Mais experiente, Inês decide que se casará apenas com um homem que faça todas as suas vontades, e assim, volta a aparecer em cena Pero Marques, que como podemos perceber é o asno que a carrega. Marido mais bondoso que Pero não existe, Inês é livre para fazer o que quer, pois ele só quer lhe agradar. Aproveitando de toda essa liberdade e da ignorância do marido, Inês comete adultério com um antigo namorado que se tornara Ermitão, um ermitão que reza para o deus do amor.
Tamanha é a ingenuidade de Pero Marques, que, quando Inês diz que o ermitão está muito sozinho, que ela quer lhe fazer companhia, ele se dispõe a levá-la nas costas para atravessar um rio, pois a esposa dissera-lhe que estava grávida e se tomasse friagem poderia perder o bebê.
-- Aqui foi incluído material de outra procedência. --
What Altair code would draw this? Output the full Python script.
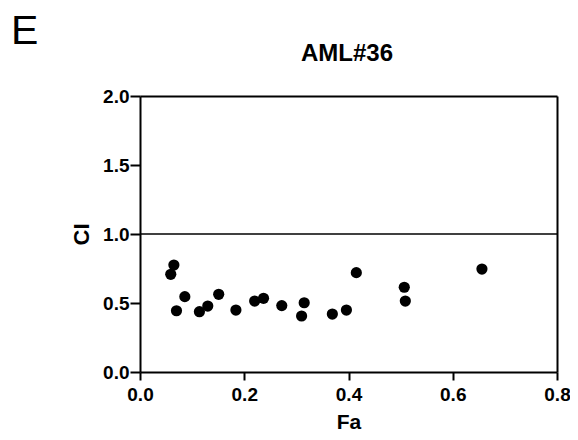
import altair as alt
import pandas as pd

fa = [0.065, 0.059, 0.086, 0.070, 0.114, 0.130, 0.151, 0.184, 0.220, 0.237,
      0.272, 0.310, 0.315, 0.369, 0.396, 0.415, 0.507, 0.509, 0.656]
ci = [0.775, 0.708, 0.546, 0.444, 0.437, 0.478, 0.563, 0.449, 0.514, 0.534,
      0.481, 0.406, 0.502, 0.420, 0.449, 0.720, 0.614, 0.514, 0.746]
x_ticks = [0.0, 0.2, 0.4, 0.6, 0.8]
y_ticks = [0.0, 0.5, 1.0, 1.5, 2.0]
ref_line = [1.0]

df = pd.DataFrame({"Fa": fa, "CI": ci})
FONT = "Liberation Sans"

x_scale = alt.Scale(domain=[0, 0.8], nice=False, zero=False)
y_scale = alt.Scale(domain=[0, 2.0], nice=False)

x_enc = alt.X("Fa:Q", scale=x_scale,
              axis=alt.Axis(values=x_ticks, format=".1f", title="Fa", grid=False,
                            labelFontSize=19, labelFontWeight="bold", labelFont=FONT,
                            titleFontSize=21, titleFontWeight="bold", titleFont=FONT,
                            domainWidth=2, domainColor="black", tickWidth=2, tickColor="black",
                            tickSize=8, labelPadding=5, titlePadding=7, labelColor="black",
                            titleColor="black", labelFlush=False))
y_enc = alt.Y("CI:Q", scale=y_scale,
              axis=alt.Axis(values=y_ticks, format=".1f", title="CI", grid=False,
                            labelFontSize=19, labelFontWeight="bold", labelFont=FONT,
                            titleFontSize=22, titleFontWeight="bold", titleFont=FONT,
                            domainWidth=2, domainColor="black", tickWidth=2, tickColor="black",
                            tickSize=10, labelPadding=1, titlePadding=9, labelColor="black",
                            titleColor="black", labelFlush=False))

# invisible layer that draws the top and right frame lines as axis domains
frame = alt.Chart(df).mark_circle(opacity=0).encode(
    x=alt.X("Fa:Q", scale=x_scale,
            axis=alt.Axis(orient="top", labels=False, ticks=False, title=None, grid=False,
                          domainWidth=2, domainColor="black")),
    y=alt.Y("CI:Q", scale=y_scale,
            axis=alt.Axis(orient="right", labels=False, ticks=False, title=None, grid=False,
                          domainWidth=2, domainColor="black")),
)

points = alt.Chart(df).mark_circle(size=125, color="black", opacity=1).encode(x=x_enc, y=y_enc)

line = alt.Chart(pd.DataFrame({"y": ref_line})).mark_rule(color="black", strokeWidth=1.5).encode(
    y=alt.Y("y:Q", scale=y_scale, axis=None)
)

panel = alt.Chart(pd.DataFrame({"t": ["E"]})).mark_text(
    text="E", font=FONT, fontSize=41, align="left", baseline="alphabetic", color="black"
).encode(x=alt.value(-129), y=alt.value(-52))

title = alt.Chart(pd.DataFrame({"t": ["AML#36"]})).mark_text(
    text="AML#36", font=FONT, fontSize=24, fontWeight="bold", align="center",
    baseline="alphabetic", color="black"
).encode(x=alt.value(207), y=alt.value(-35))

chart = alt.layer(line, frame, points, panel, title).resolve_axis(
    x="independent", y="independent"
).properties(
    width=417, height=276,
    background="white",
    autosize=alt.AutoSizeParams(type="none"),
    padding={"left": 132, "top": 88, "right": 13, "bottom": 60},
).configure_view(stroke=None)

chart.save("out.html", embed_options={"renderer": "svg", "actions": False})
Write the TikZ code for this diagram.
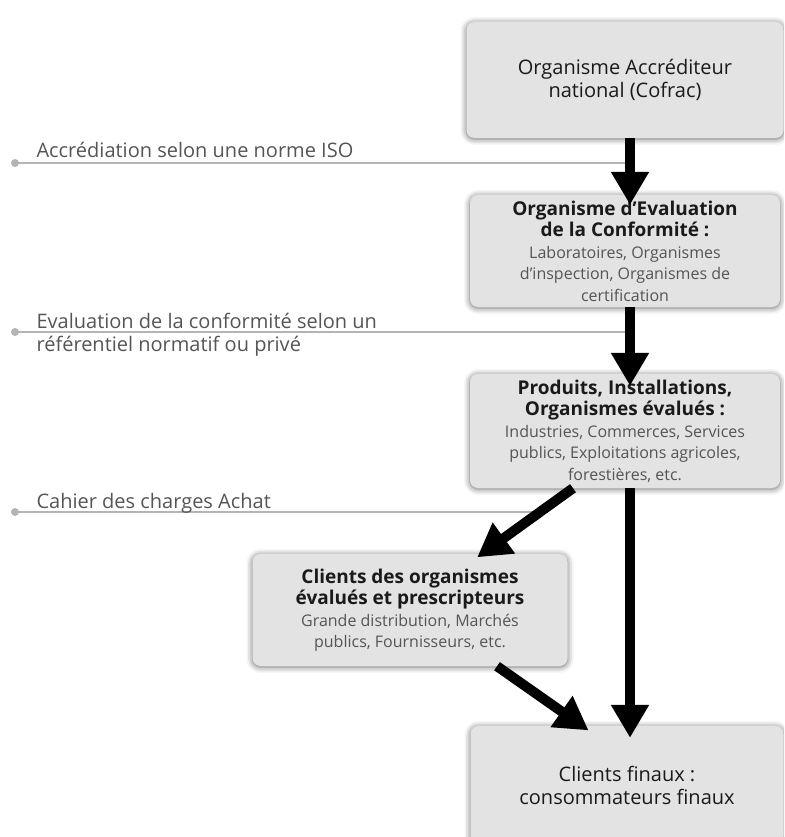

Inês se vinga do primeiro casamento aproveitando-se do segundo marido e durante esta travessia vai cantando e pedindo para que Pero a responda. Sua canção é cheia de ironia, como podemos perceber no trecho a seguir:
Inês: Bem sabedes vós, marido,
Quanto vos amo;
Sempre fostes percebido
pera gamo.
Carregado ide, noss amo
Com duas lousas
Pero: Pois assi se fazem as cousas
Inês: Bem sabedes vós, marido,
Quanto vos quero;
Sempre fostes percebido
pera cervo.
Agora vos tomou o demo
Com duas lousas
Pero: Pois assi se fazem as cousas. (VICENTE, p.102-103, 2002)

Inês chama ao marido de “cervo”, dando a ambigüidade de ser ele um servo e também um animal com chifres, e, alegremente, Pero vai respondendo-a no decorrer do caminho. Esta peça mostra a grande criatividade de Gil Vicente, que desenvolveu brilhantemente o mote que lhe foi dado, usando de todos os elementos que caracterizam o teatro vicentino.

Referências bibliográficas:
VICENTE, Gil. O auto da barca do inferno. In: Série bom Livro. 5ª ed. São Paulo: Editora Ática, 2002.